The New York Mets should call Expedia or Hotels.com and start talking about a promotions deal. There must be something about hotels, plane rides and late morning arrivals that the Mets seem to have fallen in love with.
The season so far for the Mets has been somewhat expected as they are currently in fourth place with a 40-48 record. But, something has happened to them when they play outside of Citi Field that has been both awesome and stunning all at the same time.
While at home they are a horrid 17-27, good for worst in the National League, the Mets on the road are 23-21. That road record is good for 3rd best in the National League and the only winning road record in the NL East.
I don’t think any of you would have bet, no matter the odds, that the Mets road record this season would be as good it has been up to this point.
When you factor in the embarrassing fact that they are 1-5 in Miami this year, the road record for the Mets could be even better than it is.
When playing outside of Miami on the road this season, they are 22-16.
The slash lines between the home and road splits, which is a perfect 44 games a piece, help to explain one of the reasons why this team does so much better away from Citi Field.
It is across the board better. The only things they do better at Citi Field offensively are triples, which is 9-8, and caught stealing, where they have been caught five times at home and 16 times on the road.
One of the things they do more of on the road is that they hit into more double plays, a 35-18 count. This is obviously a negative, but since they get on base more on the road, double plays have a better possibility of happening.
The pitching splits between home and road seem to be on par with the narrative that Citi Field, no matter the new configuration, is still very much a pitchers ball park.
Home: 421.0 IP, 3.66 ERA, 1.27 WHIP, 192 R, 171 ER, 404 Hits, 360 K’s, 131 BB, 2.76 K/BB, 43 HR with a slash line against of .252/.312/.387/.699
Road: 392.2 IP, 4.19 ERA, 1.38 WHIP, 202 R, 183 ER, 407 Hits, 302 K’s, 135 BB, 2.38 K/BB, 35 HR with a slash line against of .270/.331/.406/.737
These numbers shouldn’t shock anyone really. The Mets are a half a run worse on the road than at home and that has something to do with the spaciousness of Citi Field. The slash line also shows what is normally true in baseball, teams hit better at home than on the road.
Well unless you are the Mets of course.
I have always felt, and Ron Darling on the post game the other night also mentioned this, that the Mets put pressure on themselves at home constantly. This is especially true under Terry Collins.
The past three seasons, the Mets are a combined 87-119 (.422 winning percentage) at home which works out to an average home record of 34-47 based on the winning percentage.
In comparison, the past three seasons, the Mets are 104-102 (.505 winning percentage) on the road which works out to an average road record of 41-40 based on the winning percentage.

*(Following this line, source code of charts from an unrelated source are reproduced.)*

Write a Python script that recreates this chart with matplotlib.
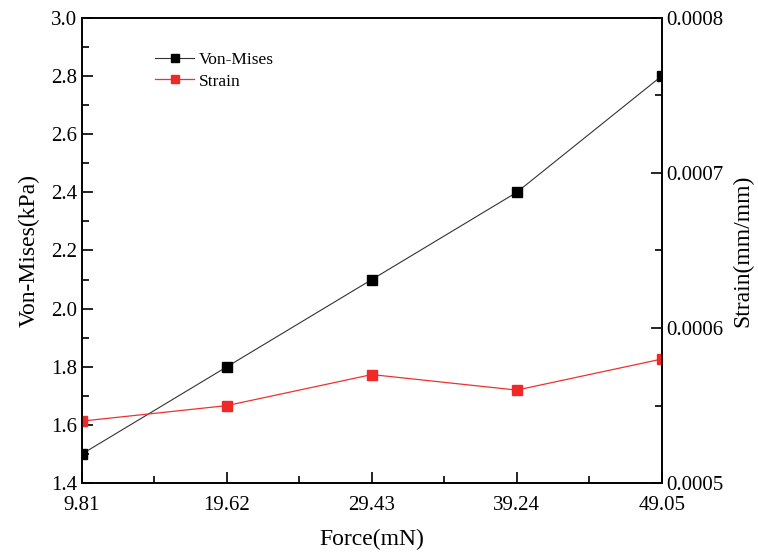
import matplotlib.pyplot as plt
from matplotlib.ticker import MultipleLocator, FixedLocator

plt.rcParams['font.family'] = ['Liberation Serif', 'DejaVu Serif']

force = [9.81, 19.62, 29.43, 39.24, 49.05]
von_mises = [1.5, 1.8, 2.1, 2.4, 2.8]
strain = [0.00054, 0.00055, 0.00057, 0.00056, 0.00058]

fig = plt.figure(figsize=(7.58, 5.56), dpi=100)
ax = fig.add_axes([0.108, 0.131, 0.765, 0.837])
ax2 = ax.twinx()

l1, = ax.plot(force, von_mises, color='#333333', lw=0.8, marker='s', ms=7,
              mfc='black', mec='black', label='Von-Mises')
l2, = ax2.plot(force, strain, color='#f03030', lw=0.9, marker='s', ms=7,
               mfc='#f02828', mec='#f02828', label='Strain')

ax.set_xlim(9.81, 49.05)
ax.set_ylim(1.4, 3.0)

ax.xaxis.set_major_locator(FixedLocator(force))
ax.xaxis.set_minor_locator(FixedLocator([14.715, 24.525, 34.335, 44.145]))
ax.set_xticklabels(['9.81', '19.62', '29.43', '39.24', '49.05'])
ax.yaxis.set_major_locator(MultipleLocator(0.2))
ax.yaxis.set_minor_locator(MultipleLocator(0.1))
ax2.yaxis.set_major_locator(FixedLocator([0.0005, 0.0006, 0.0007, 0.0008]))
ax2.yaxis.set_minor_locator(MultipleLocator(0.00005))
ax2.set_yticklabels(['0.0005', '0.0006', '0.0007', '0.0008'])
ax2.set_ylim(0.0005, 0.0008)

for a in (ax, ax2):
    a.tick_params(which='major', direction='in', length=8, width=1.2, labelsize=15)
    a.tick_params(which='minor', direction='in', length=5, width=1.2)
    for s in a.spines.values():
        s.set_linewidth(1.2)
ax.tick_params(axis='x', pad=9)

ax.set_xlabel('Force(mN)', fontsize=17, labelpad=10)
ax.set_ylabel('Von-Mises(kPa)', fontsize=17, labelpad=8)
ax2.set_ylabel('Strain(mm/mm)', fontsize=17, labelpad=6)

ax.legend(handles=[l1, l2], loc='upper left', bbox_to_anchor=(0.1, 0.96),
          frameon=False, fontsize=12.5, handlelength=2.2, handletextpad=0.3,
          labelspacing=0.3, markerscale=0.9)

fig.savefig('out.png', dpi=100)
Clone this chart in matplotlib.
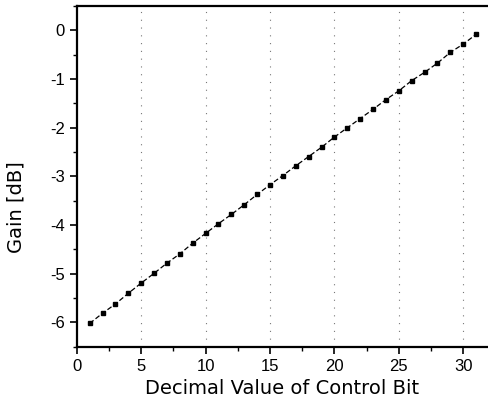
import matplotlib
matplotlib.use('Agg')
import matplotlib.pyplot as plt
from matplotlib.ticker import MultipleLocator

plt.rcParams.update({'font.family': 'Liberation Sans', 'axes.unicode_minus': False})

# 제어 비트 십진값 vs 이득
ctrl = list(range(1, 32))
gain = [-6.02, -5.81, -5.62, -5.40, -5.19, -4.99, -4.78, -4.59, -4.37, -4.17,
        -3.97, -3.78, -3.58, -3.37, -3.17, -2.98, -2.78, -2.59, -2.40, -2.19,
        -2.00, -1.81, -1.62, -1.42, -1.24, -1.03, -0.86, -0.67, -0.45, -0.28, -0.08]
grid_x = [5, 10, 15, 20, 25, 30]

fig = plt.figure(figsize=(4.89, 4.09), dpi=100)
ax = fig.add_axes([0.157, 0.152, 0.843, 0.833])

for gx in grid_x:
    ax.axvline(gx, color='#777777', ls=(0, (1, 6)), lw=0.8, zorder=0)
ax.plot(ctrl, gain, color='k', ls=(0, (4, 2)), lw=0.9,
        marker='s', ms=3.3, mfc='k', mec='k')

ax.set_xlim(0, 32)
ax.set_ylim(-6.5, 0.5)
ax.xaxis.set_major_locator(MultipleLocator(5))
ax.xaxis.set_minor_locator(MultipleLocator(2.5))
ax.yaxis.set_major_locator(MultipleLocator(1))
ax.yaxis.set_minor_locator(MultipleLocator(0.5))
ax.tick_params(which='major', direction='out', length=5, width=1.2, labelsize=12)
ax.tick_params(which='minor', direction='out', length=3, width=1.0)
ax.spines['right'].set_visible(False)
for s in ['left', 'bottom', 'top']:
    ax.spines[s].set_linewidth(1.6)

ax.set_xlabel('Decimal Value of Control Bit', fontsize=14, family='DejaVu Sans')
ax.set_ylabel('Gain [dB]', fontsize=14, family='DejaVu Sans')
ax.xaxis.set_label_coords(0.497, -0.095)
ax.yaxis.set_label_coords(-0.125, 0.41)

fig.savefig('out.png', dpi=100)
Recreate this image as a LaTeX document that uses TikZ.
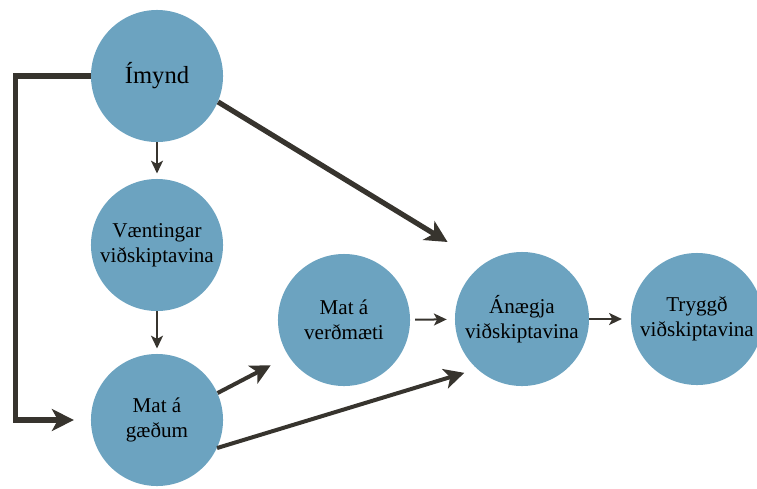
\documentclass[tikz,border=0pt]{standalone}
\usepackage{fontspec}
\setmainfont{Liberation Serif}
\usetikzlibrary{arrows.meta,positioning}
\definecolor{bwblue}{RGB}{108,163,192}
\definecolor{bwdark}{RGB}{55,52,46}

\begin{document}
\begin{tikzpicture}[
  x=0.025cm,y=-0.025cm,
  circ/.style={circle,fill=bwblue,minimum size=3.3cm,inner sep=0pt,align=center,font=\fontsize{15}{18}\selectfont},
  thinarr/.style={draw=bwdark,line width=0.05cm,-{Stealth[length=0.32cm,width=0.3cm,inset=0.08cm]}},
  medarr/.style={draw=bwdark,line width=0.1cm,-{Stealth[length=0.5cm,width=0.5cm,inset=0.13cm]}},
  thickarr/.style={draw=bwdark,line width=0.13cm,-{Stealth[length=0.55cm,width=0.55cm,inset=0.15cm]}},
]
  \useasboundingbox (0,0) rectangle (757,488);
  % circles
  \node[circ,font=\fontsize{17.5}{21}\selectfont] (imynd) at (157,76) {Ímynd};
  \node[circ] (vaent)   at (157,245) {Væntingar\\viðskiptavina};
  \node[circ] (gaedi)   at (157,420) {Mat á\\gæðum};
  \node[circ] (verdm)   at (344,320) {Mat á\\verðmæti};
  \node[circ,minimum size=3.35cm] (anaegja) at (522,319) {Ánægja\\viðskiptavina};
  \node[circ] (tryggd)  at (697,319) {Tryggð\\viðskiptavina};
  % connectors
  \draw[thinarr,shorten >=0.13cm] (imynd) -- (vaent);
  \draw[thinarr,shorten >=0.13cm] (vaent) -- (gaedi);
  \draw[thinarr,shorten <=0.12cm,shorten >=0.2cm] (verdm) -- (anaegja);
  \draw[thinarr,shorten >=0.22cm] (anaegja) -- (tryggd);
  \draw[thickarr,shorten >=1.05cm] (imynd.-23) -- (anaegja.125);
  \draw[medarr,shorten >=0.5cm] (gaedi.24) -- (verdm.213);
  \draw[medarr,shorten >=0.33cm] (gaedi.-25) -- (anaegja.228);
  \draw[thickarr,shorten >=0.42cm] (imynd.west) -- ([xshift=-1.875cm]imynd.west) |- (gaedi.west);
\end{tikzpicture}
\end{document}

To be on average, a .500 team on the road normally means winning 50 home games will get you a wild card spot in the National League.
For example, in 2012 the Cardinals earned a spot with 88 wins. A 47-34 home record for the Mets if they kept up being a .500 road team last year gets them into the playoffs.
Only six teams in the NL last year won 47 or more games at home and five of them made the playoffs. The Brewers won 49 games at home, but only 34 on the road and missed the playoffs. If they had finished 40-41, they go to the playoffs and the Cardinals do not.
The surprising success of the Mets on the road gives you hope in the future that if they keep it up and improve at home they can make a run at the playoffs.
The Mets have been road warriors this season and now the hope is that it starts to carry over to games at Citi Field sooner rather than later.